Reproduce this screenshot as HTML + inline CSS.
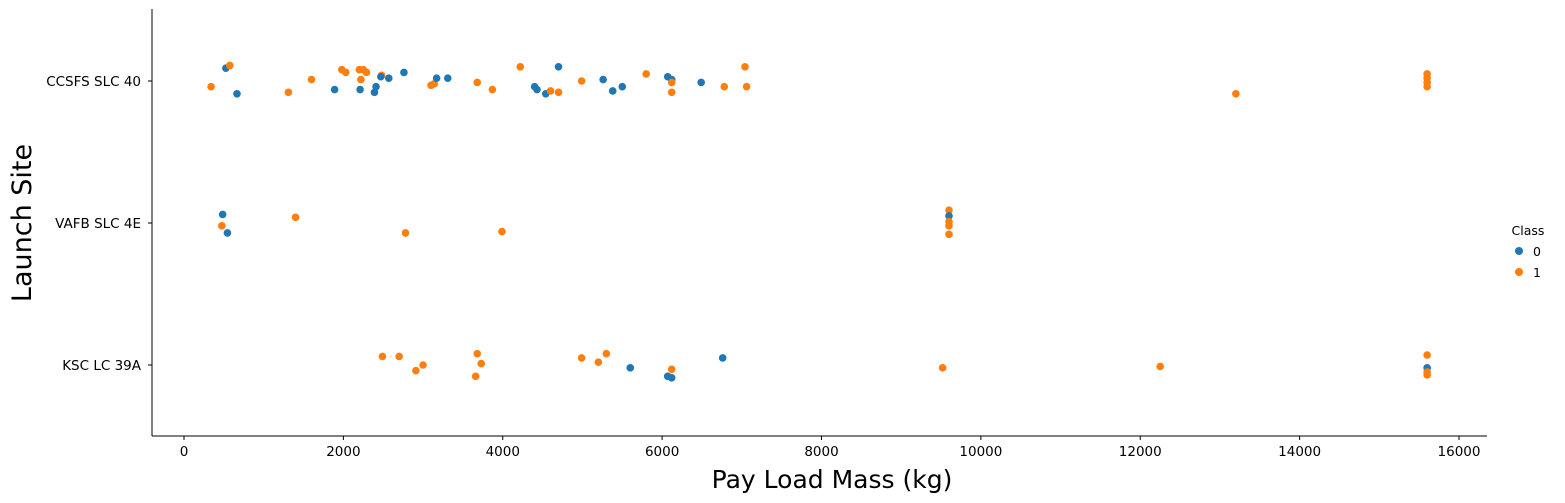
<!DOCTYPE html>
<html><head><meta charset="utf-8"><style>
body{margin:0;background:#fff}
svg{display:block;font-family:"DejaVu Sans","Liberation Sans",sans-serif}
</style></head><body>
<svg id="chart" width="1565" height="503">
<g id="axes"></g>
<g id="pts"></g>
<text x="832" y="488" font-size="25" text-anchor="middle">Pay Load Mass (kg)</text>
<text transform="translate(31,223) rotate(-90)" font-size="27" text-anchor="middle">Launch Site</text>
<g>
<text x="1528" y="235" font-size="12.5" text-anchor="middle">Class</text>
<g><circle cx="1519" cy="251" r="4" fill="#1f77b4"/><text x="1533" y="256" font-size="12.5">0</text></g>
<g><circle cx="1519" cy="272" r="4" fill="#ff7f0e"/><text x="1533" y="277" font-size="12.5">1</text></g>
</g>
</svg>
<script>
const categories=["CCSFS SLC 40","VAFB SLC 4E","KSC LC 39A"];
const xTicks=[0,2000,4000,6000,8000,10000,12000,14000,16000];
const payload=[525,575,340,665,1310,1600,1890,1980,2030,2200,2250,2290,2220,2210,2410,2390,2480,2470,2570,2760,3100,3140,3170,3310,3680,3870,4220,4400,4430,4540,4600,4700,4700,4990,5260,5380,5500,5800,6070,6120,6120,6120,6490,6780,7040,7060,13200,15600,15600,15600,15600,
485,475,545,1400,2780,3990,9600,9600,9600,9600,9600,
2490,2700,2910,3000,3680,3730,3660,4990,5200,5300,5600,6070,6120,6120,6760,9520,12250,15600,15600,15600,15600];
const site=[0,0,0,0,0,0,0,0,0,0,0,0,0,0,0,0,0,0,0,0,0,0,0,0,0,0,0,0,0,0,0,0,0,0,0,0,0,0,0,0,0,0,0,0,0,0,0,0,0,0,0,
1,1,1,1,1,1,1,1,1,1,1,
2,2,2,2,2,2,2,2,2,2,2,2,2,2,2,2,2,2,2,2,2];
const jitter=[-0.09,-0.11,0.04,0.09,0.08,-0.01,0.06,-0.08,-0.06,-0.08,-0.08,-0.06,-0.01,0.06,0.04,0.08,-0.04,-0.03,-0.02,-0.06,0.03,0.02,-0.02,-0.02,0.01,0.06,-0.1,0.04,0.06,0.09,0.07,0.08,-0.1,0,-0.01,0.07,0.04,-0.05,-0.03,-0.01,0.01,0.08,0.01,0.04,-0.1,0.04,0.09,-0.05,-0.02,0.01,0.04,
-0.06,0.02,0.07,-0.04,0.07,0.06,-0.09,-0.05,-0.01,0.02,0.08,
-0.06,-0.06,0.04,0,-0.08,-0.01,0.08,-0.05,-0.02,-0.08,0.02,0.08,0.09,0.03,-0.05,0.02,0.01,-0.07,0.02,0.05,0.07];
const cls=[0,1,1,0,1,1,0,1,1,1,1,1,1,0,0,0,1,0,0,0,1,1,0,0,1,1,1,0,0,0,1,1,0,1,0,0,0,1,0,0,1,1,0,1,1,1,1,1,1,1,1,
0,1,0,1,1,1,1,0,1,1,1,
1,1,1,1,1,1,1,1,1,1,0,0,0,1,0,1,1,1,0,1,1];
const NS="http://www.w3.org/2000/svg";
const X0=152,X1=1487,Y0=9,Y1=436;
const xs=v=>184+v*(1459-184)/16000;
const ys=(c,j)=>81+(c+j)*142;
const colors=["#1f77b4","#ff7f0e"];
function mk(tag,attrs,parent){const e=document.createElementNS(NS,tag);for(const k in attrs)e.setAttribute(k,attrs[k]);parent.appendChild(e);return e;}
const ax=document.getElementById('axes');
let l=mk('line',{x1:X0,y1:Y0,x2:X0,y2:Y1,stroke:'#000','stroke-width':1},ax);


l=mk('line',{x1:X0,y1:Y1,x2:X1,y2:Y1,stroke:'#000','stroke-width':1},ax);


xTicks.forEach(t=>{
 const x=xs(t);
 mk('line',{x1:x,y1:Y1,x2:x,y2:Y1+4,stroke:'#000'},ax);
 const tx=mk('text',{x:x,y:Y1+20,'font-size':13.5,'text-anchor':'middle'},ax);
 tx.textContent=t;
 
 
});
categories.forEach((c,i)=>{
 const y=ys(i,0);
 mk('line',{x1:X0-4,y1:y,x2:X0,y2:y,stroke:'#000'},ax);
 const tx=mk('text',{x:X0-11,y:y+5,'font-size':13.5,'text-anchor':'end'},ax);
 tx.textContent=c;
 
 
});
const pg=document.getElementById('pts');
payload.forEach((p,i)=>{
 const c=mk('circle',{cx:xs(p),cy:ys(site[i],jitter[i]),r:3.8,fill:colors[cls[i]]},pg);
 
 
});
</script>
</body></html>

Your task:
Quote everything in the listing above exactly; pictures are the only thing to omit.

Answer for the task:
Reproduce this screenshot as HTML + inline CSS.
<!DOCTYPE html>
<html><head><meta charset="utf-8"><style>
body{margin:0;background:#fff}
svg{display:block;font-family:"DejaVu Sans","Liberation Sans",sans-serif}
</style></head><body>
<svg id="chart" width="1565" height="503">
<g id="axes"></g>
<g id="pts"></g>
<text x="832" y="488" font-size="25" text-anchor="middle">Pay Load Mass (kg)</text>
<text transform="translate(31,223) rotate(-90)" font-size="27" text-anchor="middle">Launch Site</text>
<g>
<text x="1528" y="235" font-size="12.5" text-anchor="middle">Class</text>
<g><circle cx="1519" cy="251" r="4" fill="#1f77b4"/><text x="1533" y="256" font-size="12.5">0</text></g>
<g><circle cx="1519" cy="272" r="4" fill="#ff7f0e"/><text x="1533" y="277" font-size="12.5">1</text></g>
</g>
</svg>
<script>
const categories=["CCSFS SLC 40","VAFB SLC 4E","KSC LC 39A"];
const xTicks=[0,2000,4000,6000,8000,10000,12000,14000,16000];
const payload=[525,575,340,665,1310,1600,1890,1980,2030,2200,2250,2290,2220,2210,2410,2390,2480,2470,2570,2760,3100,3140,3170,3310,3680,3870,4220,4400,4430,4540,4600,4700,4700,4990,5260,5380,5500,5800,6070,6120,6120,6120,6490,6780,7040,7060,13200,15600,15600,15600,15600,
485,475,545,1400,2780,3990,9600,9600,9600,9600,9600,
2490,2700,2910,3000,3680,3730,3660,4990,5200,5300,5600,6070,6120,6120,6760,9520,12250,15600,15600,15600,15600];
const site=[0,0,0,0,0,0,0,0,0,0,0,0,0,0,0,0,0,0,0,0,0,0,0,0,0,0,0,0,0,0,0,0,0,0,0,0,0,0,0,0,0,0,0,0,0,0,0,0,0,0,0,
1,1,1,1,1,1,1,1,1,1,1,
2,2,2,2,2,2,2,2,2,2,2,2,2,2,2,2,2,2,2,2,2];
const jitter=[-0.09,-0.11,0.04,0.09,0.08,-0.01,0.06,-0.08,-0.06,-0.08,-0.08,-0.06,-0.01,0.06,0.04,0.08,-0.04,-0.03,-0.02,-0.06,0.03,0.02,-0.02,-0.02,0.01,0.06,-0.1,0.04,0.06,0.09,0.07,0.08,-0.1,0,-0.01,0.07,0.04,-0.05,-0.03,-0.01,0.01,0.08,0.01,0.04,-0.1,0.04,0.09,-0.05,-0.02,0.01,0.04,
-0.06,0.02,0.07,-0.04,0.07,0.06,-0.09,-0.05,-0.01,0.02,0.08,
-0.06,-0.06,0.04,0,-0.08,-0.01,0.08,-0.05,-0.02,-0.08,0.02,0.08,0.09,0.03,-0.05,0.02,0.01,-0.07,0.02,0.05,0.07];
const cls=[0,1,1,0,1,1,0,1,1,1,1,1,1,0,0,0,1,0,0,0,1,1,0,0,1,1,1,0,0,0,1,1,0,1,0,0,0,1,0,0,1,1,0,1,1,1,1,1,1,1,1,
0,1,0,1,1,1,1,0,1,1,1,
1,1,1,1,1,1,1,1,1,1,0,0,0,1,0,1,1,1,0,1,1];
const NS="http://www.w3.org/2000/svg";
const X0=152,X1=1487,Y0=9,Y1=436;
const xs=v=>184+v*(1459-184)/16000;
const ys=(c,j)=>81+(c+j)*142;
const colors=["#1f77b4","#ff7f0e"];
function mk(tag,attrs,parent){const e=document.createElementNS(NS,tag);for(const k in attrs)e.setAttribute(k,attrs[k]);parent.appendChild(e);return e;}
const ax=document.getElementById('axes');
let l=mk('line',{x1:X0,y1:Y0,x2:X0,y2:Y1,stroke:'#000','stroke-width':1},ax);


l=mk('line',{x1:X0,y1:Y1,x2:X1,y2:Y1,stroke:'#000','stroke-width':1},ax);


xTicks.forEach(t=>{
 const x=xs(t);
 mk('line',{x1:x,y1:Y1,x2:x,y2:Y1+4,stroke:'#000'},ax);
 const tx=mk('text',{x:x,y:Y1+20,'font-size':13.5,'text-anchor':'middle'},ax);
 tx.textContent=t;
 
 
});
categories.forEach((c,i)=>{
 const y=ys(i,0);
 mk('line',{x1:X0-4,y1:y,x2:X0,y2:y,stroke:'#000'},ax);
 const tx=mk('text',{x:X0-11,y:y+5,'font-size':13.5,'text-anchor':'end'},ax);
 tx.textContent=c;
 
 
});
const pg=document.getElementById('pts');
payload.forEach((p,i)=>{
 const c=mk('circle',{cx:xs(p),cy:ys(site[i],jitter[i]),r:3.8,fill:colors[cls[i]]},pg);
 
 
});
</script>
</body></html>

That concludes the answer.